When DeLauro called Jared Bernstein, long-time adviser to the president, using language that Bernstein characterized as “somewhat juicy,” she made it clear that the plan must include an expansion of the child tax credit that would send direct monthly payments to benefit the nation’s families without imposing onerous eligibility requirements. While the idea wasn’t new, Cecilia Munoz of New America explained that the scale of the crisis was such that people took a fresh look and said, “Wow, this is really something we could do now.” Irwin Garfinkel, co-director of the Columbia University Center on Poverty and Social Policy, points to the critical role in re-awakening the moral conscience of the nation played by the murder of George Floyd and the Black Lives Matter movement. Community advocates, grassroots and research organizations came together to provide a massive push for the expanded child tax credit. Unlike the child tax credit of earlier times, the expanded form would not be limited only to families that paid taxes — which were then refunded. This proposed legislation would include the families that were too stretched to owe any federal income tax. Like other families with young children, these families would be among those who would receive the credit as a direct monthly payment.

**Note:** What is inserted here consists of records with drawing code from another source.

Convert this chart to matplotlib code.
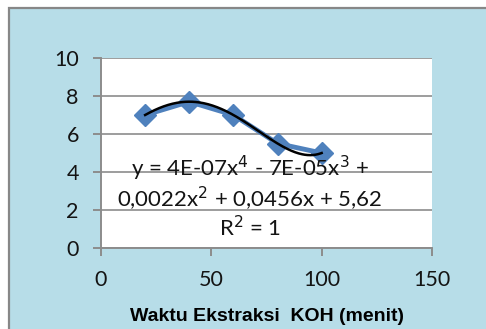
import matplotlib.pyplot as plt
import matplotlib.patches as patches
import numpy as np

# extraction time (minutes) vs measured value
waktu = [20, 40, 60, 80, 100]
nilai = [7.0, 7.7, 7.0, 5.5, 5.0]

x_ticks = [0, 50, 100, 150]
y_ticks = [0, 2, 4, 6, 8, 10]
persamaan = "y = 4E-07x$^4$ - 7E-05x$^3$ +\n0,0022x$^2$ + 0,0456x + 5,62\nR$^2$ = 1"

W, H = 486, 329
fig = plt.figure(figsize=(W / 100, H / 100), dpi=100)
fig.patch.set_facecolor("white")

# chart area background with grey frame
bg = patches.Rectangle((9 / W, -0.05), 1.1, 1 - 8 / H + 0.05, transform=fig.transFigure,
                       facecolor="#B7DDE8", edgecolor="#878787", linewidth=1.6, zorder=-10)
fig.patches.append(bg)

ax = fig.add_axes([101 / W, 1 - 248 / H, 331 / W, 190 / H])
ax.set_facecolor("white")
ax.set_xlim(0, 150)
ax.set_ylim(0, 10)
ax.set_xticks(x_ticks)
ax.set_yticks(y_ticks)
ax.grid(axis="y", color="#8C8C8C", linewidth=1.2)
ax.set_axisbelow(True)
for s in ["top", "right"]:
    ax.spines[s].set_visible(False)
for s in ["left", "bottom"]:
    ax.spines[s].set_color("#8C8C8C")
    ax.spines[s].set_linewidth(1.4)
ax.tick_params(axis="both", color="#8C8C8C", width=1.4, length=6, labelsize=15.5,
               labelcolor="#141414")
ax.tick_params(axis="x", pad=10)
ax.tick_params(axis="y", pad=10)
for lab in ax.get_xticklabels() + ax.get_yticklabels():
    lab.set_family("Lato")

ax.plot(waktu, nilai, color="#4F81BD", linewidth=3.5, marker="D", markersize=11,
        markerfacecolor="#4F81BD", markeredgecolor="#4F81BD", zorder=3)

# 4th order polynomial trendline
koef = np.polyfit(waktu, nilai, 4)
xs = np.linspace(min(waktu), max(waktu), 200)
ax.plot(xs, np.polyval(koef, xs), color="black", linewidth=1.8, zorder=4)

ax.text(0.45, 0.268, persamaan, transform=ax.transAxes, ha="center", va="center",
        fontsize=16, family="Lato", color="#141414", linespacing=1.1, zorder=5)

ax.set_xlabel("Waktu Ekstraksi  KOH (menit)", fontsize=14, fontweight="bold",
              family="Liberation Sans", labelpad=13)

fig.savefig("out.png", dpi=100)
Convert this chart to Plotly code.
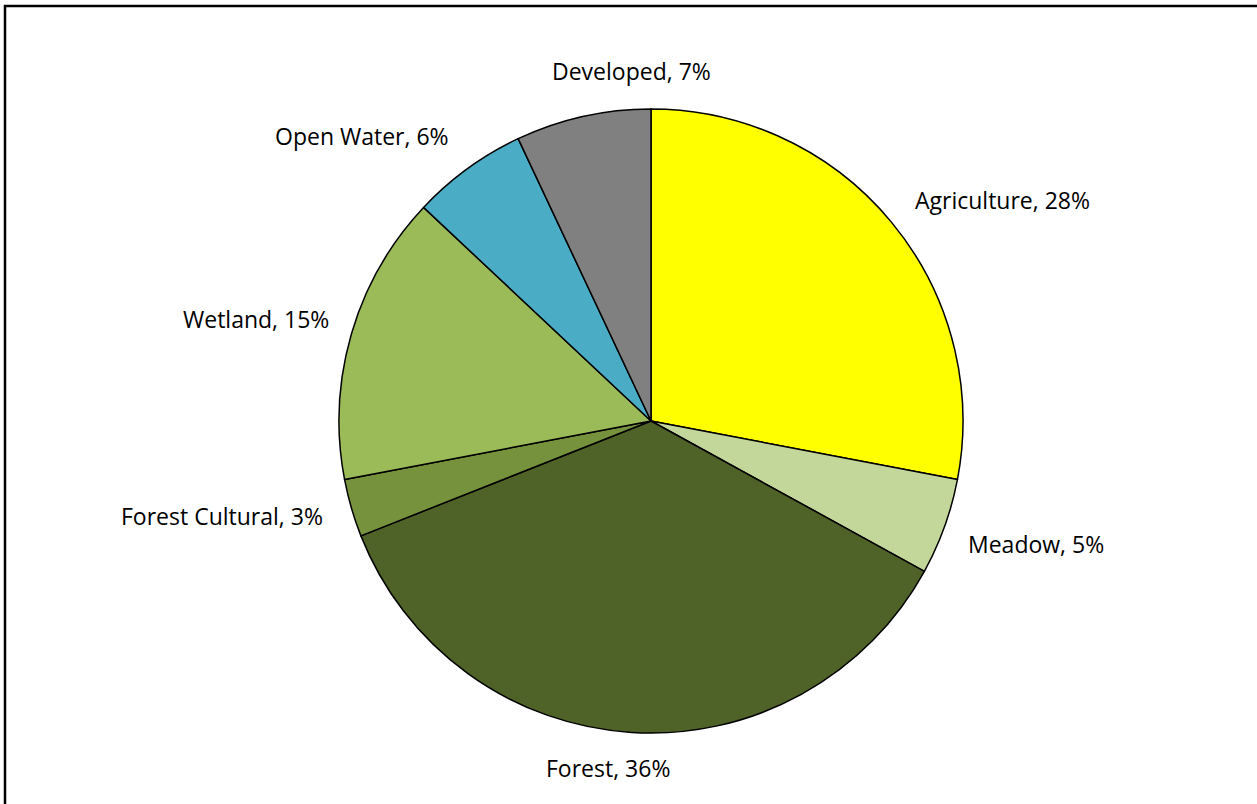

The expanded tax credit rapidly came to be seen as an obvious remedy to a critical set of problems and was enacted as part of the American Rescue Plan on March 11, 2021. Just four months later, most American families with incomes under $150,000 for a couple, and $112,500 for a single parent family, received a monthly sum of $300 for each child under 6, and $250 for each child 7 to 17. Janet Yellen, Secretary of the Treasury, pronounced it a remarkable economic victory for America — and also a moral one. The results were almost immediate: the number of households that reported not having enough to eat dropped by 3.3 million, or one third, in the weeks after the first payments were issued.
We will probably know within a matter of days or weeks whether the US body politic will enact a series of connected policies that build on that singular accomplishment toward a future in which all of us will live significantly better lives. As negotiations proceed, the promise of the expanded child tax credit will be realized when it lasts long enough to become an integral part of the social fabric, and when monthly benefits are not contingent on whether the family is or is not in a position to pay taxes. (The experts speak of it as “making full refundability permanent.”)
We know now that the stakes are high. We know that incorporating a permanent expanded child tax credit — on terms that have already been proven — will
- help children do better at school, have better health outcomes, and earn more in adulthood,
- provide financial stability that will reduce the stress that cripples families living under the threat of unpredictable financial disasters, and
- bring societal benefits outweighing its fiscal costs by a ratio of 8 to 1.
The enactment of a permanent expanded child tax credit will be cause for widespread celebration as we bear witness to the children and families that have been left out in the past becoming an intrinsic part of a prosperous and generous nation.